Table Games: Blackjack, Craps, Three Card Poker, Let It Ride, Pai Gow Poker are all available for your gambling (and losing) pleasure. Actually, the dealers are friendly and the casino is clean and fun, especially if you're a rowdy man or woman over 40.
Bet Minimums: The tables are typically $5, but we've seen $3 craps during slow times. Pai Gow was $10 recently. Roulette can be found with $1 chips, but you have to make at least five bets per spin of the wheel. The games are generally good, but the craps has lousy 2x odds. Single-deck blackjack is garbage 6:5 odds.
Everything you could ever want from a penny to $25. They have a decent selection of new machines, especially among the quarters. The video poker selection is fair, but not as good as at the El Cortez
or Main Street Station
Cocktails? Good cocktail service, even at the nickel machines. The cocktail waitresses are happy to serve you, but sometimes they have too many people to serve.
Who Gets Comps? Get a slot card, put some action on it and ask them very nicely for some grub. They also mail out offers fairly regularly if you give them some play. The slot card is part of B-Connected, which is linked with all other Boyd properties, including Main Street Station and the Cal as well.
This is a fair buffet. It isn't as good as Main Street's
or Golden Nugget's
. The most popular nights--and the times you're likely to wait in line--are Tuesday and Friday seafood buffet nights for those who like to devour crab, scampi, shrimp and other little sea creatures popularized by "The Little Mermaid." Wednesday and Saturday nights are "cooked-to-order" steaks for those interested in doing their part to deplete the amount of bovine methane released into our atmosphere.
Paradise Cafe: Pretty okay but not special but not open late night. Fair prices overall, but it's just a coffee shop with a few Hawaiian dishes thrown in. This place is located within the Paradise cafe/buffet shared area, so you can order from the menu while your friends make pigs of themselves at the buffet.

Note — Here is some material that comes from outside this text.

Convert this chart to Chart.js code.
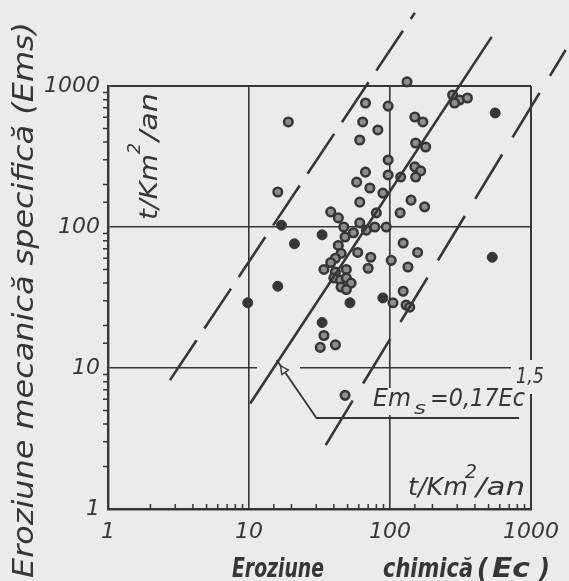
<!DOCTYPE html>
<html>
<head>
<meta charset="utf-8">
<script src="https://cdn.jsdelivr.net/npm/chart.js@4.4.0/dist/chart.umd.min.js"></script>
<style>
    html, body { margin: 0; padding: 0; background: #ebebeb; }
</style>
</head>
<body>
<canvas id="erosionChart" width="569" height="581"></canvas>
<script>
// Chart.js
const ctx = document.getElementById('erosionChart').getContext('2d');

const INK = '#363636';
const PAPER = '#ebebeb';
const FONT = '"DejaVu Sans", sans-serif';

// labelled decades on both log axes
const xTickLabels = [1, 10, 100, 1000];
const yTickLabels = [1, 10, 100, 1000];

// open circles: chemical erosion Ec / specific mechanical erosion Ems (t/km2/an)
const openEc = [150, 132, 67, 97, 64, 82, 61, 150, 171, 152, 179, 150, 165, 152, 97, 67, 58, 97, 72, 119,
    89, 61, 80, 141, 176, 118, 38, 43, 47, 61, 68, 78, 94, 55, 48, 43, 59, 73, 45, 41,
    38, 34, 70, 49, 41, 40, 44.5, 49, 53, 45, 49, 124, 157, 102, 134, 124, 105, 130, 138, 34,
    32, 41, 16, 19, 278, 311, 354, 287, 48];
const openEm = [1200, 1070, 757, 720, 556, 488, 414, 603, 556, 394, 369, 267, 250, 226, 299, 245, 208, 234, 189, 226,
    174, 150, 126, 155, 139, 126, 128, 116, 100, 107, 95, 100, 100, 91, 85, 74, 66, 61, 65, 60,
    56, 50, 51, 50, 48, 43.5, 42, 43.5, 40, 37.5, 36, 77, 66, 58, 52, 35, 29, 28, 27, 17,
    14, 14.6, 177, 556, 863, 796, 822, 757, 6.4];

// full dots
const fullEc = [625, 557, 531, 17, 21, 16, 9.8, 89, 33, 52, 33];
const fullEm = [1216, 644, 61, 103, 76, 38, 29, 31.4, 88, 29, 21];

// regression line Ems = 0,17 Ec^1,5 and the two envelope lines (end points)
const mainLineEc = [10.2, 526];
const mainLineEm = [5.6, 2230];
const upperLineEc = [2.75, 150];
const upperLineEm = [8.2, 3300];
const lowerLineEc = [35, 1760];
const lowerLineEm = [2.84, 1800];

// leader from the regression line to the equation
const leaderEc = [15.7, 30.1, 823];
const leaderEm = [11.4, 4.42, 4.42];

function pairs(xs, ys) {
    return xs.map((x, i) => ({ x: x, y: ys[i] }));
}

function isMajor(v, list) {
    return list.some(t => Math.abs(t - v) < 1e-6 * t);
}

function fitText(c, text, x, y, width) {
    const w = c.measureText(text).width;
    c.save();
    c.translate(x, y);
    c.scale(width / w, 1);
    c.fillText(text, 0, 0);
    c.restore();
}

const paperPlugin = {
    id: 'paper',
    beforeDraw(chart) {
        const c = chart.ctx;
        c.save();
        c.fillStyle = PAPER;
        c.fillRect(0, 0, chart.width, chart.height);
        c.restore();
    },
    beforeDatasetsDraw(chart) {
        const c = chart.ctx;
        const xs = chart.scales.x, ys = chart.scales.y;
        const area = chart.chartArea;
        c.save();
        // gaps in the grid under the labels
        c.fillStyle = PAPER;
        c.fillRect(511, 360, 40, 34);
        c.fillRect(370, 388, 158, 27);
        c.fillRect(257, 363, 43, 8);
        // minor ticks
        c.strokeStyle = INK;
        c.lineWidth = 1.5;
        c.beginPath();
        xs.ticks.forEach(t => {
            if (isMajor(t.value, xTickLabels)) return;
            const px = xs.getPixelForValue(t.value);
            c.moveTo(px, area.bottom);
            c.lineTo(px, area.bottom - 5);
        });
        ys.ticks.forEach(t => {
            if (isMajor(t.value, yTickLabels)) return;
            const py = ys.getPixelForValue(t.value);
            c.moveTo(area.left, py);
            c.lineTo(area.left - 5, py);
        });
        c.stroke();
        c.restore();
    }
};

const labelPlugin = {
    id: 'labels',
    afterDatasetsDraw(chart) {
        const c = chart.ctx;
        const xs = chart.scales.x, ys = chart.scales.y;
        c.save();
        c.strokeStyle = INK;
        c.fillStyle = INK;

        // leader line
        const pts = leaderEc.map((e, i) => [xs.getPixelForValue(e), ys.getPixelForValue(leaderEm[i])]);
        c.lineWidth = 1.8;
        c.beginPath();
        c.moveTo(pts[0][0], pts[0][1]);
        for (let i = 1; i < pts.length; i++) c.lineTo(pts[i][0], pts[i][1]);
        c.stroke();
        // small arrow head on the leader
        const dx = pts[1][0] - pts[0][0], dy = pts[1][1] - pts[0][1];
        const len = Math.hypot(dx, dy);
        const ux = dx / len, uy = dy / len;
        const ax = pts[0][0] + ux * 12, ay = pts[0][1] + uy * 12;
        c.beginPath();
        c.moveTo(ax - ux * 5, ay - uy * 5);
        c.lineTo(ax + ux * 3 - uy * 4, ay + uy * 3 + ux * 4);
        c.lineTo(ax + ux * 3 + uy * 4, ay + uy * 3 - ux * 4);
        c.closePath();
        c.fillStyle = PAPER;
        c.fill();
        c.lineWidth = 1.4;
        c.stroke();
        c.fillStyle = INK;

        c.textAlign = 'left';
        c.textBaseline = 'alphabetic';

        // exponent and equation
        c.font = `italic 22px ${FONT}`;
        fitText(c, '1,5', 516, 383, 28);
        c.font = `italic 25px ${FONT}`;
        fitText(c, 'Em', 373, 406, 38);
        c.font = `italic 17px ${FONT}`;
        fitText(c, 's', 414, 414, 12);
        c.font = `italic 25px ${FONT}`;
        fitText(c, '=0,17Ec', 430, 406, 95);

        // unit, bottom right
        c.font = `italic 25px ${FONT}`;
        fitText(c, 't/Km', 408, 495, 60);
        c.font = `italic 19px ${FONT}`;
        fitText(c, '2', 465, 478, 12);
        c.font = `italic 25px ${FONT}`;
        fitText(c, '/an', 476, 495, 49);

        // unit, rotated, top left
        c.translate(157, 220);
        c.rotate(-Math.PI / 2);
        c.font = `italic 25px ${FONT}`;
        fitText(c, 't/Km', 0, 0, 66);
        c.font = `italic 17px ${FONT}`;
        fitText(c, '2', 66, -17, 11);
        c.font = `italic 25px ${FONT}`;
        fitText(c, '/an', 79, 0, 48);
        c.restore();
    },
    afterDraw(chart) {
        const c = chart.ctx;
        c.save();
        c.fillStyle = INK;
        c.textAlign = 'left';
        c.textBaseline = 'alphabetic';

        // axis titles
        c.font = `italic bold 26px ${FONT}`;
        fitText(c, 'Eroziune', 232, 577, 92);
        fitText(c, 'chimică', 383, 577, 90);
        fitText(c, '(', 477, 577, 11);
        fitText(c, 'Ec', 492, 577, 38);
        fitText(c, ')', 539, 577, 11);

        c.translate(33, 578);
        c.rotate(-Math.PI / 2);
        c.font = `italic 28px ${FONT}`;
        fitText(c, 'Eroziune mecanică specifică (Ems)', 0, 0, 556);
        c.restore();
    }
};

function gridColor(c) {
    if (!c.tick) return 'transparent';
    return isMajor(c.tick.value, xTickLabels) ? INK : 'transparent';
}

function gridWidth(c) {
    if (!c.tick) return 1;
    return (c.tick.value === 1 || c.tick.value === 1000) ? 2 : 1.6;
}

const tickFont = { family: FONT, size: 22, style: 'italic' };

const erosionChart = new Chart(ctx, {
    type: 'scatter',
    data: {
        datasets: [
            {
                label: 'Ems = 0,17 Ec^1,5',
                data: pairs(mainLineEc, mainLineEm),
                showLine: true,
                borderColor: INK,
                borderWidth: 2.6,
                pointRadius: 0,
                clip: false
            },
            {
                label: 'upper envelope',
                data: pairs(upperLineEc, upperLineEm),
                showLine: true,
                borderColor: INK,
                borderWidth: 2.6,
                borderDash: [48, 14],
                pointRadius: 0,
                clip: false
            },
            {
                label: 'lower envelope',
                data: pairs(lowerLineEc, lowerLineEm),
                showLine: true,
                borderColor: INK,
                borderWidth: 2.6,
                borderDash: [52, 20],
                pointRadius: 0,
                clip: false
            },
            {
                label: 'open',
                data: pairs(openEc, openEm),
                pointRadius: 4.3,
                pointBorderWidth: 2.5,
                pointBackgroundColor: '#8e8e8e',
                pointBorderColor: INK,
                clip: false
            },
            {
                label: 'full',
                data: pairs(fullEc, fullEm),
                pointRadius: 5,
                pointBorderWidth: 1,
                pointBackgroundColor: INK,
                pointBorderColor: INK,
                clip: false
            }
        ]
    },
    options: {
        responsive: false,
        animation: false,
        layout: { padding: { left: 38, right: 35, top: 86, bottom: 36 } },
        plugins: {
            legend: { display: false },
            tooltip: { enabled: false }
        },
        scales: {
            x: {
                type: 'logarithmic',
                min: 1,
                max: 1000,
                afterFit: (s) => { s.height = 36; },
                border: { display: true, color: INK, width: 2.6 },
                grid: { drawTicks: false, color: gridColor, lineWidth: gridWidth },
                ticks: {
                    autoSkip: false,
                    maxRotation: 0,
                    padding: 10,
                    color: INK,
                    font: tickFont,
                    callback: (v) => isMajor(v, xTickLabels) ? String(Math.round(v)) : ''
                }
            },
            y: {
                type: 'logarithmic',
                min: 1,
                max: 1000,
                afterFit: (s) => { s.width = 70; },
                border: { display: true, color: INK, width: 2.4 },
                grid: { drawTicks: false, color: gridColor, lineWidth: gridWidth },
                ticks: {
                    autoSkip: false,
                    padding: 8,
                    color: INK,
                    font: tickFont,
                    callback: (v) => isMajor(v, yTickLabels) ? String(Math.round(v)) : ''
                }
            }
        }
    },
    plugins: [paperPlugin, labelPlugin]
});
</script>
</body>
</html>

Second Street Grill: One of the few underrated and very good casino restaurants in Las Vegas. Stop in for a dinner of delicious seafood and steaks in a Pacific-Rim (Asian/American) style. This is the kind of place you take a spouse you love, not a date you're trying to impress, because it's elegant without being overwhelming. And that's why you'll never see them letting us in. Closed on Tuesday and Wednesday.
Tony Roma's: It's a place for ribs and the world-famous onion loaf. It's world famous around here for the night Matt ate a whole one and then writhed on the family room floor in misery over his gluttony. Otherwise, decent ribs for a chain and they have specials for steak and lobster frequently, so check the marquee in front of the casino. Only open for dinner.
There's a little snack bar, Lanai Express, for a quick dose of grease... Hawaiian style! And if your arteries can take it, get a donut at the Dunkin'.
The Lounge: Booze is featured. That's all. If enough booze flows, there might be a show, but it won't be scheduled or approved.
Number of TVs: Thirty-four. Half show sports, the other half ponies. None are big, unless you're tiny.
Number of Seats: About 34. hey, one for each TV. Go up and claim yours! They're all unreserved, which is very democratic, but they're only average in terms of comfort, which makes sitting in them not really much of a treat. Twenty for racing have flat screens.
How Many Betting Windows? Six, backed up by electronic signboards.
Free Drinks? Race bettors can get a little liquid courage, but we ain't guaranteeing nothin'.
Snack Bar? No, but there's a bar right next door that serves slushy margaritas.
Minimum Wager: $5 sports, $2 for racing.
Other Notes: Like all Boyd properties, you get the Boyd line when you wager here.